You shouldn't be pulling very hard at all, I would _think_. After all it's just the solenoid action that needs doing. It may help if you push the lid down a bit. One of the youtubes I found claimed you'd need to pull very hard. Haven't tried myself yet.

Perhaps worth a separate topic.


----------



## poder

I went out and tried opening the filler cap manually a few times. Had to pull about 6-8 kg to release it, so yeah, quite hard!


----------



## userxyz

My 08 TTS passenger side rear light cluster has started playing up - intermittently flashing up errors, reporting an issue with with "right rear light" or the rear indicator. Bulbs are ok (as checked by a mechanic friend recently).

I haven't managed to remove the light cluster yet - does anyone know the size allen key required to undo the bolt holding it in?

Also, does anyone have the part numbers for both the connector, and the bulb holder assembly. I'd quite like to do an OEM fix if the prices aren't sky high for parts.

I've seen 1J0973733 referenced as the part number for the connector.

Thank you.


----------



## brittan

The screwdriver handle from the tool kit fits the fastener for the light unit.

The part numbers you need are at the end of this thread: viewtopic.php?f=43&t=332559

I'd strongly advise doing the extra earth wire mod by TT-driver. If you repair it as OEM then it's almost inevitable that the problem will reappear.

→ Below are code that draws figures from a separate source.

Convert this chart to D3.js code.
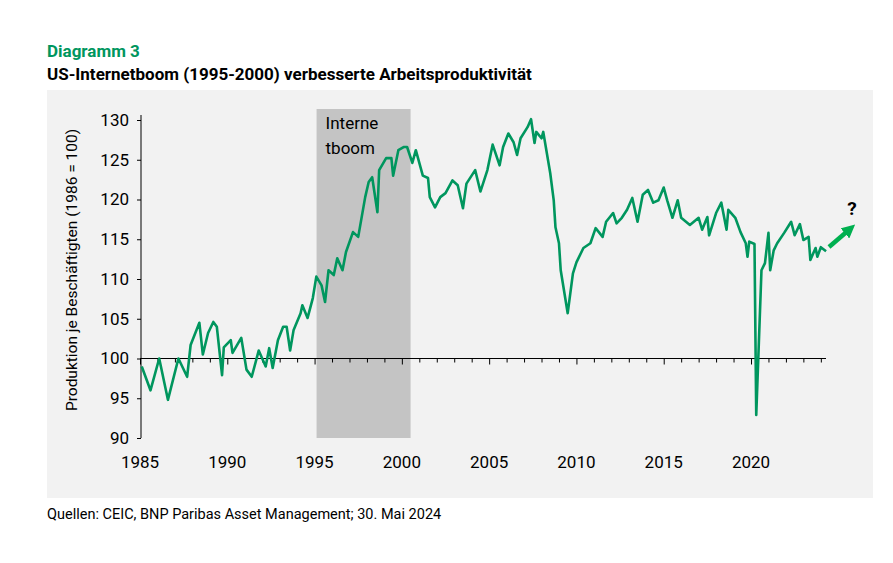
<!DOCTYPE html>
<html><head><meta charset="utf-8">
<script src="https://cdn.jsdelivr.net/npm/d3@7"></script>
<style>
body{margin:0;background:#fff;font-family:"Liberation Sans Narrow","Roboto","Noto Sans",sans-serif;}
</style></head><body>
<svg id="chart" width="893" height="563"></svg>
<script>
// years (decimal) and productivity values
const years = [1985.1,1985.6,1986.1,1986.6,1987.2,1987.7,1987.9,1988.4,1988.6,1988.9,1989.2,1989.4,1989.7,1989.8,1990.2,1990.3,1990.8,1991.1,1991.4,1991.8,1992.2,1992.4,1992.6,1992.9,1993.2,1993.4,1993.6,1993.8,1994.2,1994.3,1994.6,1994.9,1995.1,1995.4,1995.6,1995.8,1996.1,1996.3,1996.6,1996.8,1997.2,1997.5,1997.9,1998.1,1998.3,1998.6,1998.7,1999.1,1999.4,1999.5,1999.8,2000.1,2000.3,2000.6,2000.8,2001.2,2001.5,2001.6,2001.9,2002.2,2002.5,2002.9,2003.2,2003.5,2003.7,2004.2,2004.5,2004.9,2005.2,2005.6,2005.8,2006.1,2006.4,2006.6,2006.8,2007.2,2007.4,2007.6,2007.7,2008.0,2008.1,2008.5,2008.7,2008.8,2009.0,2009.1,2009.5,2009.8,2010.0,2010.4,2010.8,2011.1,2011.5,2011.7,2012.1,2012.3,2012.6,2012.9,2013.2,2013.5,2013.8,2014.1,2014.4,2014.7,2015.0,2015.2,2015.5,2015.8,2016.0,2016.5,2017.0,2017.2,2017.5,2017.6,2018.0,2018.3,2018.6,2018.7,2019.1,2019.4,2019.7,2019.8,2019.9,2020.2,2020.3,2020.6,2020.8,2021.0,2021.1,2021.3,2021.5,2021.9,2022.3,2022.5,2022.8,2023.0,2023.3,2023.4,2023.7,2023.8,2024.0,2024.3];
const values = [99,96,100,94.8,100,97.7,101.7,104.5,100.5,103.2,104.6,104,97.9,101.4,102.3,100.7,102.6,98.6,97.7,101,99,101.3,98.8,102.3,104,104,101,103.6,105.7,106.7,105.1,107.6,110.3,109.2,107.1,111.1,110.5,112.6,111.1,113.4,115.9,115.3,120.3,122.2,122.8,118.4,123.7,125.2,125.2,123,126.2,126.6,126.6,124.6,126.2,123,122.7,120.3,119,120.3,120.8,122.4,121.8,118.9,122,123.7,121,123.7,126.9,124.3,126.6,128.3,127.2,125.6,127.7,129.1,130.1,127.1,128.5,127.7,128.5,123.3,119.9,116.5,114.5,111.1,105.7,110.7,112.1,113.9,114.5,116.4,115.3,117.2,118.3,117,117.7,118.7,120.2,117.2,120.6,121.2,119.6,119.9,121.5,119.9,117.7,119.9,117.7,116.8,117.7,116.2,117.8,115.5,118.3,119.6,116.2,118.7,117.7,115.9,114.5,112.8,114.7,114.4,92.9,111.1,112,115.8,111.1,113.6,114.5,115.8,117.2,115.5,116.9,114.9,115.3,112.4,113.9,112.8,114,113.5];
const yTicks = [90,95,100,105,110,115,120,125,130];
const xTicks = [1985,1990,1995,2000,2005,2010,2015,2020];
const boom = [1995, 2000.5];

const svg = d3.select("#chart");
const green = "#00965e";

svg.append("text").attr("x",47).attr("y",57).attr("fill",green)
   .attr("font-size",17).attr("font-weight","bold").text("Diagramm 3");
svg.append("text").attr("x",47).attr("y",80).attr("fill","#000")
   .attr("font-size",17).attr("font-weight","bold")
   .text("US-Internetboom (1995-2000) verbesserte Arbeitsproduktivität");
svg.append("rect").attr("x",47).attr("y",90).attr("width",826).attr("height",408).attr("fill","#f2f2f2");
svg.append("text").attr("x",47).attr("y",519).attr("font-size",14.5).text("Quellen: CEIC, BNP Paribas Asset Management; 30. Mai 2024");

const x = d3.scaleLinear().domain([1985,2020]).range([140,751]);
const y = d3.scaleLinear().domain([90,130]).range([438,120]);

// shaded boom period
svg.append("rect").attr("x",x(boom[0])+2).attr("y",109).attr("width",x(boom[1])-x(boom[0])-2)
   .attr("height",y(90)-109).attr("fill","#c4c4c4");
svg.append("text").attr("x",x(boom[0])+11).attr("y",129).attr("font-size",17).text("Interne");
svg.append("text").attr("x",x(boom[0])+11).attr("y",154).attr("font-size",17).text("tboom");

// y axis
const ya = svg.append("g").attr("transform","translate(141,0)")
   .call(d3.axisLeft(y).tickValues(yTicks).tickSize(4).tickSizeOuter(0));
ya.select(".domain").attr("d","M0,115V438");
ya.selectAll("text").attr("font-size",17).attr("x",-12).attr("font-family","Liberation Sans Narrow, Roboto, sans-serif");
svg.append("text").attr("transform","translate(77,270) rotate(-90)").attr("text-anchor","middle")
   .attr("font-size",15.5).text("Produktion je Beschäftigten (1986 = 100)");

// x axis at 100, yearly ticks
const xa = svg.append("g").attr("transform",`translate(0,${y(100)})`)
   .call(d3.axisBottom(x).tickValues(d3.range(1985,2025)).tickSize(4).tickFormat("").tickSizeOuter(0));
xa.select(".domain").attr("d","M140,0H826");
xa.selectAll(".tick line").attr("y2",d => d%5===0 ? 6 : 4);
svg.append("g").selectAll("text").data(xTicks).join("text")
   .attr("x",d=>x(d)).attr("y",468).attr("text-anchor","middle").attr("font-size",17).text(d=>d);

// line
const pts = years.map((d,i)=>[d,values[i]]);
svg.append("path").datum(pts).attr("fill","none").attr("stroke",green).attr("stroke-width",2.6)
   .attr("stroke-linejoin","round")
   .attr("d",d3.line().x(d=>x(d[0])).y(d=>y(d[1])));

// arrow and question mark
svg.append("defs").append("marker").attr("id","ah").attr("viewBox","0 0 10 10").attr("refX",5).attr("refY",5)
   .attr("markerWidth",3).attr("markerHeight",3).attr("orient","auto")
   .append("path").attr("d","M0,0L10,5L0,10Z").attr("fill","#00b050");
svg.append("line").attr("x1",829).attr("y1",247).attr("x2",850).attr("y2",229)
   .attr("stroke","#00b050").attr("stroke-width",4.5).attr("marker-end","url(#ah)");
svg.append("text").attr("x",852).attr("y",215).attr("text-anchor","middle").attr("font-size",19).attr("font-weight","bold").text("?");
</script></body></html>
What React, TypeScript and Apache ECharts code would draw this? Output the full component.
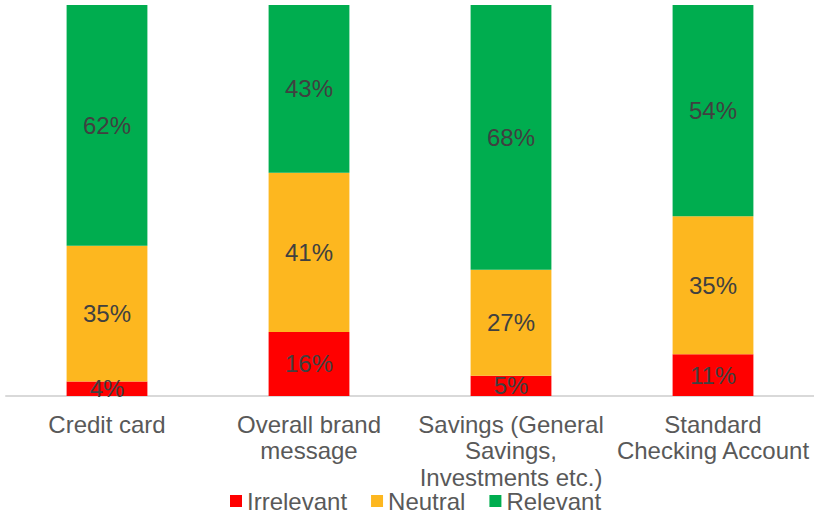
import React, { useEffect, useRef } from "react";
import * as echarts from "echarts";

const categories = [
  "Credit card",
  "Overall brand\nmessage",
  "Savings (General\nSavings,\nInvestments etc.)",
  "Standard\nChecking Account",
];
const irrelevant = [3.7, 16.4, 5.2, 10.7];
const neutral = [34.7, 40.7, 27.1, 35.3];
const relevant = [61.6, 42.9, 67.7, 54.0];
const seriesNames = ["Irrelevant", "Neutral", "Relevant"];
const colors = ["#FF0000", "#FDB71F", "#00AD4F"];

export default function App() {
  const ref = useRef<HTMLDivElement>(null);
  useEffect(() => {
    const chart = echarts.init(ref.current!, null, { renderer: "svg" });
    const font = "'Liberation Sans', Arial, sans-serif";
    const mk = (name: string, data: number[], color: string) => ({
      name,
      type: "bar",
      stack: "total",
      data,
      barWidth: "40%",
      itemStyle: { color },
      label: {
        show: true,
        position: "inside",
        formatter: (p: any) => Math.round(p.value) + "%",
        color: "#404040",
        fontSize: 24,
        fontFamily: font,
      },
    });
    chart.setOption({
      animation: false,
      textStyle: { fontFamily: font },
      grid: { left: 6, top: 5, width: 810, height: 391, containLabel: false },
      legend: {
        top: 489,
        left: 230,
        itemWidth: 12,
        itemHeight: 12,
        itemGap: 24,
        icon: "rect",
        padding: 0,
        textStyle: {
          fontSize: 24,
          lineHeight: 20,
          height: 20,
          color: "#595959",
          fontFamily: font,
          padding: [0, 0, 0, 0],
        },
        data: seriesNames,
      },
      xAxis: {
        type: "category",
        data: categories,
        axisLine: { lineStyle: { color: "#D9D9D9", width: 2 } },
        axisTick: { show: false },
        axisLabel: {
          color: "#595959",
          fontSize: 24,
          lineHeight: 26.5,
          margin: 15,
          fontFamily: font,
          interval: 0,
        },
      },
      yAxis: { type: "value", min: 0, max: 100, show: false },
      series: [
        mk(seriesNames[0], irrelevant, colors[0]),
        mk(seriesNames[1], neutral, colors[1]),
        mk(seriesNames[2], relevant, colors[2]),
      ],
    });
    return () => chart.dispose();
  }, []);
  return (
    <div
      ref={ref}
      style={{ position: "fixed", left: 0, top: 0, width: 814, height: 512, background: "#fff" }}
    />
  );
}
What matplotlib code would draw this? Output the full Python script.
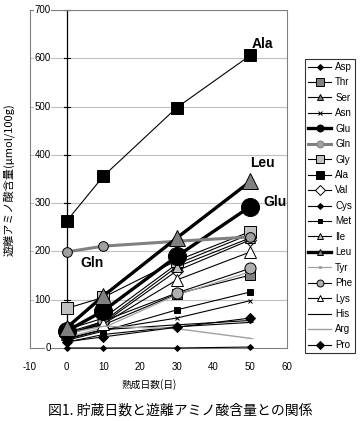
import matplotlib
matplotlib.use("Agg")
import matplotlib.pyplot as plt
from matplotlib.lines import Line2D

plt.rcParams['font.family'] = ['Liberation Sans', 'Noto Sans CJK JP', 'DejaVu Sans']

days = [0, 10, 30, 50]
names = ["Asp", "Thr", "Ser", "Asn", "Glu", "Gln", "Gly", "Ala", "Val", "Cys",
         "Met", "Ile", "Leu", "Tyr", "Phe", "Lys", "His", "Arg", "Pro"]
asp = [20, 38, 48, 57]
thr = [30, 48, 112, 151]
ser = [38, 62, 174, 236]
asn = [18, 38, 62, 98]
glu = [35, 77, 190, 293]
gln = [199, 211, 221, 230]
gly = [82, 105, 181, 241]
ala = [263, 356, 498, 606]
val = [30, 52, 160, 224]
cys = [0, 0, 0, 2]
met = [16, 35, 79, 116]
ile = [32, 55, 168, 228]
leu = [42, 108, 228, 345]
tyr = [22, 42, 110, 158]
phe = [25, 56, 114, 165]
lys = [28, 50, 141, 199]
his = [12, 28, 44, 53]
arg = [30, 45, 40, 20]
pro = [13, 23, 43, 62]
values = [asp, thr, ser, asn, glu, gln, gly, ala, val, cys,
          met, ile, leu, tyr, phe, lys, his, arg, pro]
yticks = [0, 100, 200, 300, 400, 500, 600, 700]
xticks = [-10, 0, 10, 20, 30, 40, 50, 60]
labels = {"Ala": (50.5, 630), "Leu": (50, 384), "Glu": (53.5, 302), "Gln": (3.8, 176)}

# style: color, lw, marker, plot ms, legend ms, mfc
styles = {
    "Asp": ("black", 0.8, "D", 3, 3, "black"),
    "Thr": ("black", 0.8, "s", 7, 6, "#808080"),
    "Ser": ("black", 0.8, "^", 7, 5, "#808080"),
    "Asn": ("black", 0.8, "x", 3, 3, "black"),
    "Glu": ("black", 2.4, "o", 13, 5, "black"),
    "Gln": ("#808080", 2.2, "o", 7, 5, "#a0a0a0"),
    "Gly": ("black", 0.8, "s", 9, 6, "#c0c0c0"),
    "Ala": ("black", 0.8, "s", 9, 6, "black"),
    "Val": ("black", 0.8, "D", 6, 5, "white"),
    "Cys": ("black", 0.8, "D", 3, 3, "black"),
    "Met": ("black", 0.8, "s", 4, 3, "black"),
    "Ile": ("black", 0.8, "^", 7, 5, "#c0c0c0"),
    "Leu": ("black", 2.4, "^", 12, 5, "#808080"),
    "Tyr": ("#a0a0a0", 0.9, "s", 3, 2, "#a0a0a0"),
    "Phe": ("black", 0.8, "o", 8, 5, "#b0b0b0"),
    "Lys": ("black", 0.8, "^", 8, 5, "white"),
    "His": ("black", 0.8, "_", 4, 3, "black"),
    "Arg": ("#a0a0a0", 1.0, "_", 4, 3, "#a0a0a0"),
    "Pro": ("black", 0.8, "D", 5, 4, "black"),
}

fig = plt.figure(figsize=(3.64, 4.21), dpi=100)
ax = fig.add_axes([30/364, 1-348/421, 257/364, 338/421])
ax.set_xlim(-10, 60)
ax.set_ylim(0, 700)
for s in ax.spines.values():
    s.set_color("#808080")
    s.set_linewidth(0.8)
for y in yticks[1:]:
    ax.axhline(y, color="#c0c0c0", lw=0.8, zorder=0)
ax.axvline(0, color="black", lw=0.9, zorder=1)
ax.set_yticks([])
ax.set_xticks(xticks)
ax.set_xticklabels([str(t) for t in xticks], fontsize=7)
ax.tick_params(axis="x", length=0, pad=10)
for y in yticks:
    ax.plot([-0.8, 0.8], [y, y], color="black", lw=0.8, zorder=2, clip_on=False)
    ax.text(-4.3, y, str(y), ha="right", va="center", fontsize=7,
            bbox=dict(facecolor="white", edgecolor="none", pad=0.3), zorder=3)

for i, n in enumerate(names):
    c, lw, m, ms, lms, mfc = styles[n]
    if n in ("Tyr", "Arg"):
        mec = c
    else:
        mec = "black"
    ax.plot(days, values[i], color=c, lw=lw, marker=m, ms=ms, mfc=mfc,
            mec=mec, mew=0.7, zorder=4 + (2 if lw > 2 else 0), clip_on=False)

for t, (x, y) in labels.items():
    ax.text(x, y, t, fontsize=10, fontweight="bold", ha="left", va="center", zorder=10)

handles = []
for n in names:
    c, lw, m, ms, lms, mfc = styles[n]
    mec = c if n in ("Tyr", "Arg") else "black"
    if n == "Gln":
        mec = "#808080"
    handles.append(Line2D([0], [0], color=c, lw=lw, marker=m, ms=lms, mfc=mfc,
                          mec=mec, mew=0.7))
leg = fig.legend(handles, names, loc="upper left", bbox_to_anchor=(305/364, 1-59/421),
                 fontsize=7, frameon=True, fancybox=False, edgecolor="black",
                 labelspacing=0.56, handlelength=2.4, handletextpad=0.4,
                 borderpad=0.3, borderaxespad=0)
leg.get_frame().set_linewidth(0.8)

fig.text(10/364, 1-180/421, "遊離アミノ酸含量(μmol/100g)", rotation=90,
         ha="center", va="center", fontsize=8, family=["Noto Sans CJK JP", "DejaVu Sans"])
fig.text(149/364, 1-385/421, "熟成日数(日)", ha="center", va="center", fontsize=7,
         family=["Noto Sans CJK JP", "DejaVu Sans"])
fig.text(180/364, 1-411/421, "図1. 貯蔵日数と遊離アミノ酸含量との関係", ha="center",
         va="center", fontsize=10, family=["Noto Sans CJK JP", "DejaVu Sans"])

fig.savefig("out.png", dpi=100)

PS - TT-driver made a video: 



 :wink: :roll:


----------



## TT-driver

brittan said:


> PS - TT-driver made a video:
> 
> 
> 
> :wink: :roll:


Hmmm I'm afraid it wasn't me who made that video :wink:

I may have inspired the guy though


----------



## userxyz

userxyz said:


> My 08 TTS passenger side rear light cluster has started playing up - intermittently flashing up errors, reporting an issue with with "right rear light" or the rear indicator. Bulbs are ok (as checked by a mechanic friend recently).
> 
> I haven't managed to remove the light cluster yet - does anyone know the size allen key required to undo the bolt holding it in?
> 
> Also, does anyone have the part numbers for both the connector, and the bulb holder assembly. I'd quite like to do an OEM fix if the prices aren't sky high for parts.
> 
> I've seen 1J0973733 referenced as the part number for the connector.
> 
> Thank you.


Local indie did the non-OEM fix as part of a service. The guy I spoke to said he's seen it on many Audis and knew what I was talking about before I'd even finished my sentence describing the problem!


----------



## Rene Pogel

Just a thought; would it be a good idea to forward this thread to Audi? They might then do this on cars as they manufacture them, making this an OEM / non-OEM fix...

Does this problem exist on later and current models?

RP


----------



## ReTTro fit

Audi couldn't give a monkeys about it 
They'd much rather keep selling rear light clusters at some extortionate over priced rate

Sent from my iPhone using Tapatalk


----------



## TT-driver

I haven't had a chance yet to open up a later Audi to see what kind of materials are used. There is nothing wrong with the unit as is. All they should have done is some slightly wider connectors and a different material. Galvanised steel is not what electricians use to make connectors. I guess this time the finance department won the battle between quality and price.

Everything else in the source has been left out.